> Your task: Emit the entire listing verbatim.
################
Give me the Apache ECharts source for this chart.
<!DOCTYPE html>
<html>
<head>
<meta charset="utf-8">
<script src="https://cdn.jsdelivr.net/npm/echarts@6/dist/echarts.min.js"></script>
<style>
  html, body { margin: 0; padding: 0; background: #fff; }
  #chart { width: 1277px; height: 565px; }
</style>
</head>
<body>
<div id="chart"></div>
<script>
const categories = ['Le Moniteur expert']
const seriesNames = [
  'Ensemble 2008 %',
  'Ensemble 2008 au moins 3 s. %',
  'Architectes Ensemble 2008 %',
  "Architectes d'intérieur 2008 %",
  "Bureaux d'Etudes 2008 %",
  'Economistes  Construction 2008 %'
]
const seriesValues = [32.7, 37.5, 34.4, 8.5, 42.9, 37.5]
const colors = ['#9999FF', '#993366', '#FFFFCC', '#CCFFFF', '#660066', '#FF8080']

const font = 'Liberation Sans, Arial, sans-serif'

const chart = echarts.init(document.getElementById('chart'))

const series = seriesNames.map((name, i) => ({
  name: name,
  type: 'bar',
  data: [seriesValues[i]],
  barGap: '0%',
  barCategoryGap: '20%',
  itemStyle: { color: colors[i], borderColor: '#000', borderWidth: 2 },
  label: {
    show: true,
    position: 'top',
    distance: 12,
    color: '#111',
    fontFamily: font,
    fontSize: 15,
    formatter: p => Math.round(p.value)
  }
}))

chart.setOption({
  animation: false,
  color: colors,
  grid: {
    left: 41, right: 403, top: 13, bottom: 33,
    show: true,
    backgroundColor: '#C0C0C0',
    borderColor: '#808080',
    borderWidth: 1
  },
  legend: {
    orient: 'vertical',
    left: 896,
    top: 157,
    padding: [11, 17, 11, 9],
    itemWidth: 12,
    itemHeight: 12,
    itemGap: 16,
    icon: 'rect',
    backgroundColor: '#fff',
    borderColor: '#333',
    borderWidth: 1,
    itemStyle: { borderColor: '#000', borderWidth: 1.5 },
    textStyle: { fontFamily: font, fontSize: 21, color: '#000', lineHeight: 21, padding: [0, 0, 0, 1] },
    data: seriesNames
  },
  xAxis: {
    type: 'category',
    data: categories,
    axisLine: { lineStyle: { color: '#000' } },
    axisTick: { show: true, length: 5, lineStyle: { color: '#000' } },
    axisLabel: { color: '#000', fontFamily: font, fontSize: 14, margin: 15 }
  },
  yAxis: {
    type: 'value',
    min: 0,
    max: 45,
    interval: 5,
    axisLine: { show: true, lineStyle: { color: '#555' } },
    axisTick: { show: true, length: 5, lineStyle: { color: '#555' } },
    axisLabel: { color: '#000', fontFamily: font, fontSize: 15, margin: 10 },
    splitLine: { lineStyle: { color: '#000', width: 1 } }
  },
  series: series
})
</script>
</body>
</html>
################
> Answer:
Give me the Apache ECharts source for this chart.
<!DOCTYPE html>
<html>
<head>
<meta charset="utf-8">
<script src="https://cdn.jsdelivr.net/npm/echarts@6/dist/echarts.min.js"></script>
<style>
  html, body { margin: 0; padding: 0; background: #fff; }
  #chart { width: 1277px; height: 565px; }
</style>
</head>
<body>
<div id="chart"></div>
<script>
const categories = ['Le Moniteur expert']
const seriesNames = [
  'Ensemble 2008 %',
  'Ensemble 2008 au moins 3 s. %',
  'Architectes Ensemble 2008 %',
  "Architectes d'intérieur 2008 %",
  "Bureaux d'Etudes 2008 %",
  'Economistes  Construction 2008 %'
]
const seriesValues = [32.7, 37.5, 34.4, 8.5, 42.9, 37.5]
const colors = ['#9999FF', '#993366', '#FFFFCC', '#CCFFFF', '#660066', '#FF8080']

const font = 'Liberation Sans, Arial, sans-serif'

const chart = echarts.init(document.getElementById('chart'))

const series = seriesNames.map((name, i) => ({
  name: name,
  type: 'bar',
  data: [seriesValues[i]],
  barGap: '0%',
  barCategoryGap: '20%',
  itemStyle: { color: colors[i], borderColor: '#000', borderWidth: 2 },
  label: {
    show: true,
    position: 'top',
    distance: 12,
    color: '#111',
    fontFamily: font,
    fontSize: 15,
    formatter: p => Math.round(p.value)
  }
}))

chart.setOption({
  animation: false,
  color: colors,
  grid: {
    left: 41, right: 403, top: 13, bottom: 33,
    show: true,
    backgroundColor: '#C0C0C0',
    borderColor: '#808080',
    borderWidth: 1
  },
  legend: {
    orient: 'vertical',
    left: 896,
    top: 157,
    padding: [11, 17, 11, 9],
    itemWidth: 12,
    itemHeight: 12,
    itemGap: 16,
    icon: 'rect',
    backgroundColor: '#fff',
    borderColor: '#333',
    borderWidth: 1,
    itemStyle: { borderColor: '#000', borderWidth: 1.5 },
    textStyle: { fontFamily: font, fontSize: 21, color: '#000', lineHeight: 21, padding: [0, 0, 0, 1] },
    data: seriesNames
  },
  xAxis: {
    type: 'category',
    data: categories,
    axisLine: { lineStyle: { color: '#000' } },
    axisTick: { show: true, length: 5, lineStyle: { color: '#000' } },
    axisLabel: { color: '#000', fontFamily: font, fontSize: 14, margin: 15 }
  },
  yAxis: {
    type: 'value',
    min: 0,
    max: 45,
    interval: 5,
    axisLine: { show: true, lineStyle: { color: '#555' } },
    axisTick: { show: true, length: 5, lineStyle: { color: '#555' } },
    axisLabel: { color: '#000', fontFamily: font, fontSize: 15, margin: 10 },
    splitLine: { lineStyle: { color: '#000', width: 1 } }
  },
  series: series
})
</script>
</body>
</html>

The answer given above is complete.